Visitas íntimas em estudo

Fonte dos Serviços Prisionais do Ministério do Interior confirma ao NG os relatos sobre práticas homossexuais na Comarca de Viana e assegura que a situação preocupa a direcção penitenciaria. Segundo a mesma fonte, as autoridades elaboraram um estudo sobre essas incidências nas cadeias do país, sendo que, neste momento, está em curso um estudo que visa regulamentar a utilização dos blocos conjugais, já existentes no país desde 2010.

 

Actualmente, apenas a Cadeia de Viana tem disponíveis estes blocos, mas ainda sem uso por falta de uma regulamentação.
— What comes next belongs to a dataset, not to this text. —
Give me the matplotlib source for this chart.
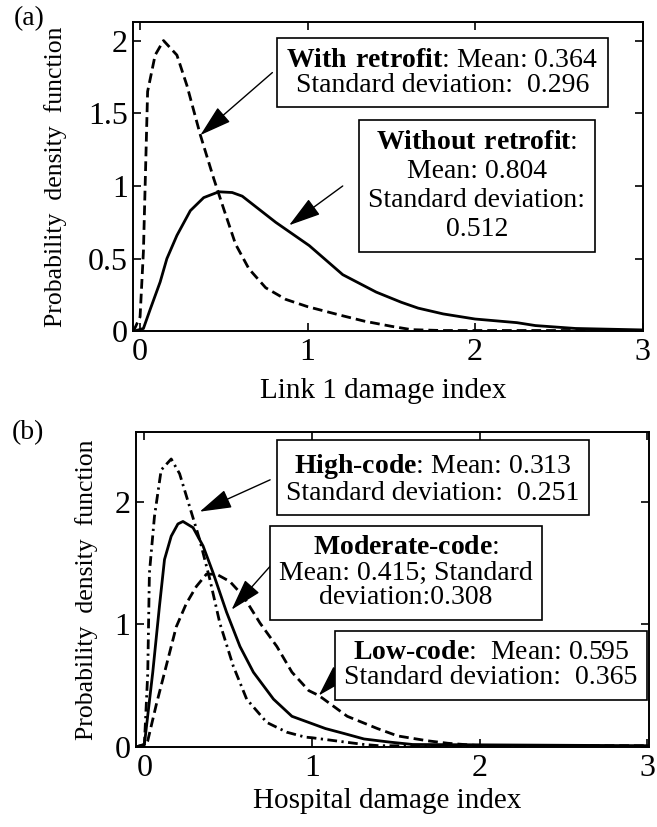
import matplotlib
matplotlib.use('Agg')
import matplotlib.pyplot as plt
from matplotlib.ticker import FuncFormatter

plt.rcParams['font.family'] = ['Liberation Serif', 'DejaVu Serif']
plt.rcParams['mathtext.fontset'] = 'custom'
plt.rcParams['mathtext.rm'] = 'Liberation Serif'
plt.rcParams['mathtext.bf'] = 'Liberation Serif:bold'

# (a) Link 1 damage index
a_with_x = [-0.04, 0.0, 0.02, 0.045, 0.09, 0.14, 0.22, 0.28, 0.36, 0.44, 0.5, 0.57, 0.65, 0.75, 0.87, 1.0,
            1.1, 1.2, 1.34, 1.5, 1.62, 1.8, 3.0]
a_with_y = [0.0, 0.1, 0.55, 1.65, 1.9, 2.0, 1.9, 1.69, 1.35, 1.05, 0.84, 0.6, 0.43, 0.3, 0.22, 0.17,
            0.14, 0.11, 0.07, 0.035, 0.012, 0.006, 0.006]
a_without_x = [-0.04, 0.02, 0.06, 0.12, 0.16, 0.22, 0.3, 0.38, 0.47, 0.55, 0.61, 0.71, 0.81, 0.91, 1.01,
               1.21, 1.41, 1.56, 1.66, 1.81, 2.0, 2.25, 2.36, 2.6, 3.0]
a_without_y = [0.0, 0.02, 0.15, 0.34, 0.5, 0.66, 0.83, 0.92, 0.96, 0.955, 0.93, 0.84, 0.75, 0.67, 0.59,
               0.39, 0.27, 0.2, 0.16, 0.12, 0.085, 0.06, 0.04, 0.02, 0.01]

# (b) Hospital damage index
b_high_x = [-0.05, 0.0, 0.02, 0.03, 0.06, 0.1, 0.16, 0.21, 0.27, 0.33, 0.39, 0.45, 0.53, 0.61, 0.73, 0.85,
            0.96, 1.0, 1.14, 1.31, 1.4, 3.0]
b_high_y = [0.0, 0.02, 0.6, 1.42, 1.88, 2.26, 2.35, 2.23, 1.96, 1.69, 1.37, 1.01, 0.66, 0.39, 0.2, 0.12,
            0.08, 0.075, 0.05, 0.02, 0.01, 0.005]
b_mod_x = [-0.05, 0.0, 0.05, 0.09, 0.12, 0.16, 0.2, 0.23, 0.29, 0.35, 0.41, 0.49, 0.57, 0.65, 0.77, 0.88,
           0.98, 1.08, 1.19, 1.31, 1.46, 1.6, 3.0]
b_mod_y = [0.0, 0.02, 0.61, 1.15, 1.53, 1.72, 1.82, 1.84, 1.79, 1.64, 1.42, 1.1, 0.82, 0.61, 0.39, 0.25,
           0.2, 0.15, 0.11, 0.065, 0.04, 0.02, 0.01]
b_low_x = [-0.05, 0.0, 0.02, 0.07, 0.13, 0.19, 0.25, 0.31, 0.37, 0.43, 0.51, 0.59, 0.69, 0.79, 0.88, 0.98,
           1.04, 1.21, 1.39, 1.51, 1.69, 1.81, 2.0, 3.0]
b_low_y = [0.0, 0.0, 0.05, 0.34, 0.66, 0.98, 1.17, 1.31, 1.41, 1.41, 1.35, 1.23, 1.01, 0.82, 0.61, 0.46,
           0.42, 0.25, 0.15, 0.09, 0.05, 0.03, 0.01, 0.01]

a_yticks = [0, 0.5, 1, 1.5, 2]
b_yticks = [0, 1, 2]
xticks = [0, 1, 2, 3]

a_texts = [r'$\mathbf{With\ retrofit}$: Mean: 0.364' + '\nStandard deviation:  0.296',
           r'$\mathbf{Without\ retrofit}$:' + '\nMean: 0.804\nStandard deviation:\n0.512']
b_texts = [r'$\mathbf{High}$' + '-' + r'$\mathbf{code}$: Mean: 0.313' + '\nStandard deviation:  0.251',
           r'$\mathbf{Moderate}$' + '-' + r'$\mathbf{code}$:' + '\nMean: 0.415; Standard\ndeviation:0.308',
           r'$\mathbf{Low}$' + '-' + r'$\mathbf{code}$:  Mean: 0.595' + '\nStandard deviation:  0.365']

DASH = (0, (3.5, 1.8))
DASHDOT = (0, (3.5, 1.6, 0.8, 1.6))
fmt = FuncFormatter(lambda v, p: '%g' % v)


def style_axes(ax, xlim, ylim, yticks):
    ax.set_xlim(*xlim)
    ax.set_ylim(*ylim)
    ax.set_xticks(xticks)
    ax.set_yticks(yticks)
    ax.xaxis.set_major_formatter(fmt)
    ax.yaxis.set_major_formatter(fmt)
    ax.tick_params(direction='in', top=True, right=True, length=6, width=1.2, labelsize=23)
    ax.tick_params(axis='x', pad=5)
    ax.tick_params(axis='y', pad=4)
    for s in ax.spines.values():
        s.set_linewidth(1.4)


def box_note(ax, txt, xy, tip, start, ls=1.0):
    ax.annotate('', xy=tip, xytext=start,
                arrowprops=dict(arrowstyle='-|>,head_length=1.0,head_width=0.3', mutation_scale=20,
                                lw=1.0, color='k', shrinkA=0, shrinkB=0))
    ax.text(xy[0], xy[1], txt, ha='center', va='center', fontsize=20, linespacing=ls,
            bbox=dict(boxstyle='square,pad=0.34', fc='white', ec='k', lw=1.2), zorder=5)


fig = plt.figure(figsize=(6.57, 8.27), dpi=100)

ax1 = fig.add_axes([0.203, 0.5993, 0.775, 0.3745])
ax1.plot(a_with_x, a_with_y, color='k', lw=2, ls=DASH)
ax1.plot(a_without_x, a_without_y, color='k', lw=2)
style_axes(ax1, (-0.04, 3.0), (0, 2.13), a_yticks)
box_note(ax1, a_texts[0], (1.805, 1.78), (0.36, 1.35), (0.79, 1.78))
box_note(ax1, a_texts[1], (2.01, 1.0), (0.89, 0.73), (1.21, 1.0), ls=1.22)
ax1.set_xlabel('Link 1 damage index', fontsize=21)
ax1.set_ylabel('Probability  density  function', fontsize=18.5)
ax1.xaxis.set_label_coords(0.49, -0.15)
ax1.yaxis.set_label_coords(-0.13, 0.5)

ax2 = fig.add_axes([0.207, 0.0968, 0.781, 0.3808])
ax2.plot(b_high_x, b_high_y, color='k', lw=2, ls=DASHDOT)
ax2.plot(b_mod_x, b_mod_y, color='k', lw=2)
ax2.plot(b_low_x, b_low_y, color='k', lw=2, ls=DASH)
style_axes(ax2, (-0.05, 3.01), (0, 2.57), b_yticks)
box_note(ax2, b_texts[0], (1.72, 2.19), (0.33, 1.92), (0.75, 2.18))
box_note(ax2, b_texts[1], (1.56, 1.42), (0.52, 1.12), (0.76, 1.49))
box_note(ax2, b_texts[2], (2.066, 0.668), (1.04, 0.42), (1.2, 0.65))
ax2.set_xlabel('Hospital damage index', fontsize=21)
ax2.set_ylabel('Probability  density  function', fontsize=18.5)
ax2.xaxis.set_label_coords(0.49, -0.13)
ax2.yaxis.set_label_coords(-0.075, 0.5)

fig.text(0.044, 0.977, '(a)', fontsize=20, va='center', ha='center')
fig.text(0.042, 0.477, '(b)', fontsize=20, va='center', ha='center')

fig.savefig('out.png', dpi=100)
As autoridades avaliam expandir a medida para as outras cadeias “em breve”.

A realidade pelo mundo

Em Portugal, o Código de Execução de Penas, aprovado em 2011, prevê que qualquer recluso que esteja preso há mais de seis meses possa ter um encontro sexual pelo menos uma vez por mês, durante três horas. Um antigo director dos serviços prisionais daquele país disse ao diário local ‘Público’ que a criação de um espaço de visitas íntimas entre o recluso e a sua companheira contribui “para o equilíbrio psicoafectivo do recluso, da família e, eventualmente, de tensões no interior da instituição prisional”. Outros estudos mostram que a medida pode levar a uma diminuição da violência nas prisões e nos índices de reincidência criminal.

 

No Brasil, o direito foi formalizado em 1984 apenas para homens, mas foi estendido a mulheres encarceradas mais tarde. Por sua vez, o Canadá estipula dois meses para que os prisioneiros recebam, durante 72 duas horas, as esposas e familiares num apartamento para o efeito. O direito inclui cozinhar e brincar com crianças durante esse período.